Will the Lost be Found? - Reprint

After reading a post from a friend on Face Book about an amazing find of a lost phone, I remembered how Son #4 lost his and how God arranged for him to find it. Thought you might like to see how God works.

I would also love to hear how God has stepped in and helped you.


We had the Mini-Blizzard of 2011. Son #4 is on the Volunteer Fire Department and last Saturday the men in the department had to go out and shovel the snow away from the fire hydrants in the township. That alone seems weird, fire hydrants. We don’t have any out here, but there are several in the township, about 125.

Part way through the day of shoveling he realized he lost his cell phone. That is not too unusual considering weekly someone is looking for a phone, billfold or whatever. Add to that all the mishaps our phones have endured, such as; falling into Lake Michigan, getting run over by a tractor, dropping 110 feet off a silo, lost in the poop, you get the picture.
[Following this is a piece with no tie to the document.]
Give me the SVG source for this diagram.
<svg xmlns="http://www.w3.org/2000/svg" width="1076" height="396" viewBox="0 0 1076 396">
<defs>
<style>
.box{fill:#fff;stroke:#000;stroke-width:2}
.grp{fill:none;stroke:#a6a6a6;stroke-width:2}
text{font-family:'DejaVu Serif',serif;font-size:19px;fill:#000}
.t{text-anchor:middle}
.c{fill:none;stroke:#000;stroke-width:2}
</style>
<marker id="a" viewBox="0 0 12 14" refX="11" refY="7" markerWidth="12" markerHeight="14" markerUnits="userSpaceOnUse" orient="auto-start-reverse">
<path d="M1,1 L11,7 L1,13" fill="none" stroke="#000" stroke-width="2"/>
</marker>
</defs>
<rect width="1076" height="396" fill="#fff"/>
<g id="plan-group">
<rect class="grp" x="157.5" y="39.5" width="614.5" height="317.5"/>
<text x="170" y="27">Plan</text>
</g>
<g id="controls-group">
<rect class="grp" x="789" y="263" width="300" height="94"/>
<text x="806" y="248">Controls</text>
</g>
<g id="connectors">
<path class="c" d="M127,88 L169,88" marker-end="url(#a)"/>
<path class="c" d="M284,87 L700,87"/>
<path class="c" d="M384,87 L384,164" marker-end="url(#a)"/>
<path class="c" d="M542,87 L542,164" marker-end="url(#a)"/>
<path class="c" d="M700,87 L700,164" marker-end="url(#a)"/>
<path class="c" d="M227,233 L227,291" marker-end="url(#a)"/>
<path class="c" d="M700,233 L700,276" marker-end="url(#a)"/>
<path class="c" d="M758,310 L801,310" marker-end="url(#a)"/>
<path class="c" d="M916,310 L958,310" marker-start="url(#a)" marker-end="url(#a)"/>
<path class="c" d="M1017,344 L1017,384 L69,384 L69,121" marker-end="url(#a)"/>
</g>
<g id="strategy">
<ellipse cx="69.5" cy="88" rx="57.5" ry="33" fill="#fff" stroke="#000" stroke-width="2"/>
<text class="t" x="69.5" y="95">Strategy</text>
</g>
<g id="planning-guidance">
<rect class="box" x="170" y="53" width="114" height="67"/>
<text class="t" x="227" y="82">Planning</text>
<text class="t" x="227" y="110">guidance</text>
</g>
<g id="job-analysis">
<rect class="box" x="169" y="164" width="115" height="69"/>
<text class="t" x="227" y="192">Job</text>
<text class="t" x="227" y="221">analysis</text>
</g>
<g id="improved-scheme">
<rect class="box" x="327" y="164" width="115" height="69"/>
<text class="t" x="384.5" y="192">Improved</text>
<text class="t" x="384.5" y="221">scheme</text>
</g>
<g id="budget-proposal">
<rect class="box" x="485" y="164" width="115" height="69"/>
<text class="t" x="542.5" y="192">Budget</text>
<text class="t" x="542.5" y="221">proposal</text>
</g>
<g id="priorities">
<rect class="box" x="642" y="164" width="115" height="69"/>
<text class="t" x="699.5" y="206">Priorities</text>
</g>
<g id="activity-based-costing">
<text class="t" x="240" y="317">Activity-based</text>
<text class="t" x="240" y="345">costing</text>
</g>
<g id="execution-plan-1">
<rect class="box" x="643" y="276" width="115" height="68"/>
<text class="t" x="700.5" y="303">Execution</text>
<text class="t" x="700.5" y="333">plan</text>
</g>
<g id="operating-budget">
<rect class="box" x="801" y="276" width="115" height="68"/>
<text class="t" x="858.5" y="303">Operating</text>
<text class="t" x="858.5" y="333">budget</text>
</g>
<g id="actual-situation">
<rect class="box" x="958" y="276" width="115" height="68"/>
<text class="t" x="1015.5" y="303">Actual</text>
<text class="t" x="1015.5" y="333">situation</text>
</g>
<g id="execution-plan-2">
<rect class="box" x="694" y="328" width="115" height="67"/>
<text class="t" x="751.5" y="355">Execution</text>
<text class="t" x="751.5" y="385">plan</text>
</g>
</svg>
Son #4 figured the phone was gone and wrote it off. But, Sunday afternoon Farmer called him on his wife’s phone and said, “Let’s go look”. He was reluctant, but Dad talked him into it.
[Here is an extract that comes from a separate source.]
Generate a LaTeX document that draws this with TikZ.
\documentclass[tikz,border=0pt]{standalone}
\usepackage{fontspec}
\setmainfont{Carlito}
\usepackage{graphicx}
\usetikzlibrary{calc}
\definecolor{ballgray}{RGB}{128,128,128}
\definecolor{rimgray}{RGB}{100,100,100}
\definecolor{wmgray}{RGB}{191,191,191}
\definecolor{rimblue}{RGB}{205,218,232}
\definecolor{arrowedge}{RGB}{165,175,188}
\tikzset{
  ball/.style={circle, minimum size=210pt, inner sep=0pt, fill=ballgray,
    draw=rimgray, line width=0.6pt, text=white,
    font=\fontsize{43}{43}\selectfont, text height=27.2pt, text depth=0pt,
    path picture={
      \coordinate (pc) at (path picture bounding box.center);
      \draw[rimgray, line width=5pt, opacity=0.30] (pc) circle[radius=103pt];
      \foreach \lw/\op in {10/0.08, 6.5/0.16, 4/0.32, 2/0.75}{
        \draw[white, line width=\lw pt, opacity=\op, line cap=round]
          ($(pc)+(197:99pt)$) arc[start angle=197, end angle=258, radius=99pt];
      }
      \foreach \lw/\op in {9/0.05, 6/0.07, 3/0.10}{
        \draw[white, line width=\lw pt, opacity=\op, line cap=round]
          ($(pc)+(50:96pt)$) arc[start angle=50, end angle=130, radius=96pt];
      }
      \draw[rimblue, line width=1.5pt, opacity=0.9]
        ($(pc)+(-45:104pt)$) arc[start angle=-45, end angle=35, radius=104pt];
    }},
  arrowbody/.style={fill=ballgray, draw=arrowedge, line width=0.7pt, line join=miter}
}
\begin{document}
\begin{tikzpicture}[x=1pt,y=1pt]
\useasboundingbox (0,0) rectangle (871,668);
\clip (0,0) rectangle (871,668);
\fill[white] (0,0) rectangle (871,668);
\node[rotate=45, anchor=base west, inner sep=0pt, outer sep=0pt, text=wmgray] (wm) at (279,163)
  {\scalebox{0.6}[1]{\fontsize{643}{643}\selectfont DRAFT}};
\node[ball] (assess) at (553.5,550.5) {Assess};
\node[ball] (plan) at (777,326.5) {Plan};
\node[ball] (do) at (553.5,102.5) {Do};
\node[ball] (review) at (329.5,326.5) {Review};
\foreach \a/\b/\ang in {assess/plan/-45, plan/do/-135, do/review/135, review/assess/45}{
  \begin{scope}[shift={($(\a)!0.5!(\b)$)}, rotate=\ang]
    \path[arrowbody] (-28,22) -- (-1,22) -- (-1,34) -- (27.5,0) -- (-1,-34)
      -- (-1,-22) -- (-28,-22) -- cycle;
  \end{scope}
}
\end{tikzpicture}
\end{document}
They started at the fire station to check the truck that he had been riding in. Not there.

Son #4 decided to start in the neighborhood closest to the Fire Station and then work their way from there. This was not the first place they worked at on Saturday. In fact, this particular area was shoveled about half way through the day.

They had a plan. The lost phone and Farmer’s phone are one of those wonderful two-way phones. I hope you note the sarcasm. I had one for a while and got rid of it as soon as I could. The non-stop beeping is so intrusive.
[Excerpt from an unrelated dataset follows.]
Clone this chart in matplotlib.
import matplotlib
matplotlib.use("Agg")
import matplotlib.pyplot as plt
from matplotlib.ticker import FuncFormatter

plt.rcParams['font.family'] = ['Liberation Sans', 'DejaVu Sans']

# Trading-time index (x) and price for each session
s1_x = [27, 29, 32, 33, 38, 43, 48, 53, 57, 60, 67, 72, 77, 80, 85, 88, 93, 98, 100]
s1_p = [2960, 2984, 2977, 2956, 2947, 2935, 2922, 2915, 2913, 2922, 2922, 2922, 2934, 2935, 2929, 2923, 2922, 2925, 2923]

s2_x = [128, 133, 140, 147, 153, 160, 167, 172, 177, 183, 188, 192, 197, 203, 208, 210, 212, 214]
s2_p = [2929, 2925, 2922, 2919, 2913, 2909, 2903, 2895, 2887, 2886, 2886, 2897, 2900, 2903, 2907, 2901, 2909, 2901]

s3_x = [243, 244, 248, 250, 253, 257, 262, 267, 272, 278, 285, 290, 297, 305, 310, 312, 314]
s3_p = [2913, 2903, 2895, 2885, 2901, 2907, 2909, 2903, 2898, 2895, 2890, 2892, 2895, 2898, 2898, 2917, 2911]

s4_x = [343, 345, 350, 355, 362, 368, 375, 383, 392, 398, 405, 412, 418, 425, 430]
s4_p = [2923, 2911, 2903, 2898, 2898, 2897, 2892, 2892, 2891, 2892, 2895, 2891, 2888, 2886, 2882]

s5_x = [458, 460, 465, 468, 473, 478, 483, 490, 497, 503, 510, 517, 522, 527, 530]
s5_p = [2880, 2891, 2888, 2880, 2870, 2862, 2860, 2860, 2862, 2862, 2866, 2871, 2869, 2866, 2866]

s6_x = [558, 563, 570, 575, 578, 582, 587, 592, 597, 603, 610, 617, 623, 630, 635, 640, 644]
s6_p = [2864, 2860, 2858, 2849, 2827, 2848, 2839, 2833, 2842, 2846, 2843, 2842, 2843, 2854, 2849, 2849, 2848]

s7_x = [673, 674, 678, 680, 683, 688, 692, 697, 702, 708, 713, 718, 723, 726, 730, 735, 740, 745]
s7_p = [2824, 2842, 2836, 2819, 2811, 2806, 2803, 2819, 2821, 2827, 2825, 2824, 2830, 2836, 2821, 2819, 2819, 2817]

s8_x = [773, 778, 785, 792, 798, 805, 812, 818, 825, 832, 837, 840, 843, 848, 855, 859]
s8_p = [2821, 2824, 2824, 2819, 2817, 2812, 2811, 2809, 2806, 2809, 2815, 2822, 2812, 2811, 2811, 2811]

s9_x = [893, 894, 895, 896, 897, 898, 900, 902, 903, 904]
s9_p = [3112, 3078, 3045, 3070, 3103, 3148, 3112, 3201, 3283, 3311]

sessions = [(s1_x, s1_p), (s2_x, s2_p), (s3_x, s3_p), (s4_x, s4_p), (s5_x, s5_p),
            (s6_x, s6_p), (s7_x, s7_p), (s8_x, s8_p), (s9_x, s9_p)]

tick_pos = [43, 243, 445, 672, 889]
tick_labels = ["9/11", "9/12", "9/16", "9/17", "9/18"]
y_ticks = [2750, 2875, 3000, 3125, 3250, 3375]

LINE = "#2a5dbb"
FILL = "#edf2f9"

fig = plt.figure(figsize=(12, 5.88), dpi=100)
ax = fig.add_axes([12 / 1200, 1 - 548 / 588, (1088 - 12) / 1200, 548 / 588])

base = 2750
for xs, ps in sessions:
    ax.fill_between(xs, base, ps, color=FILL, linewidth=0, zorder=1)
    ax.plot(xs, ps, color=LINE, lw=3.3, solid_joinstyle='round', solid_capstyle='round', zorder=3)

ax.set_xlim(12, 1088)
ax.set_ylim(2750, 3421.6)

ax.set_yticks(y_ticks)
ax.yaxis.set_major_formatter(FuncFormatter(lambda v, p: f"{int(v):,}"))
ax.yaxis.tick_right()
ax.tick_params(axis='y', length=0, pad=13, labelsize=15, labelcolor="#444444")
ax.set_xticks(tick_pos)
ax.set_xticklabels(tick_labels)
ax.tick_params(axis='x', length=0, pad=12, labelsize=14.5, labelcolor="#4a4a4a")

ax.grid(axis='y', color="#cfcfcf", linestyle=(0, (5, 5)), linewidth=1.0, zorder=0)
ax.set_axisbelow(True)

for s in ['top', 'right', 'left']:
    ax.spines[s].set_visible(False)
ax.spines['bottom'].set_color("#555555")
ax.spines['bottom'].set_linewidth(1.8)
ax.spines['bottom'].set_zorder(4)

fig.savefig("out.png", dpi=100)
Anyway, the plan was to approach the hydrants and “beep” the phone in hopes they would hear the lost phone’s “beep” and find it.

Farmer and Son approached the first hydrant and Farmer “beeped” his phone. Farmer silenced his phone so the only beeping would be the lost one. With the first “beep” Farmer thought he heard it. Son #4 didn’t think so. So Farmer “beeped” again. Sure enough, Son #4 heard it. Somewhere in that snow bank by the very first hydrant that Farmer and Son #4 checked was his phone.

Using a shovel, they found the phone under a foot of snow.

Son #4 brushed it off and called his wife to let her know it was found. The phone died before the second ring. That is how close it was to being dead.

I would consider the retrieval a total God thing. Consider that the first out of 125 hydrants was where the phone was found and the hydrant was picked at random.

Also, if they would have had to try to find the phone very many times, using the beeping method, the lost phone would have been dead and never found.

It’s a God thing.

No, he didn’t part any sea for us and we didn’t walk on water, but he allowed us to see his hand at work.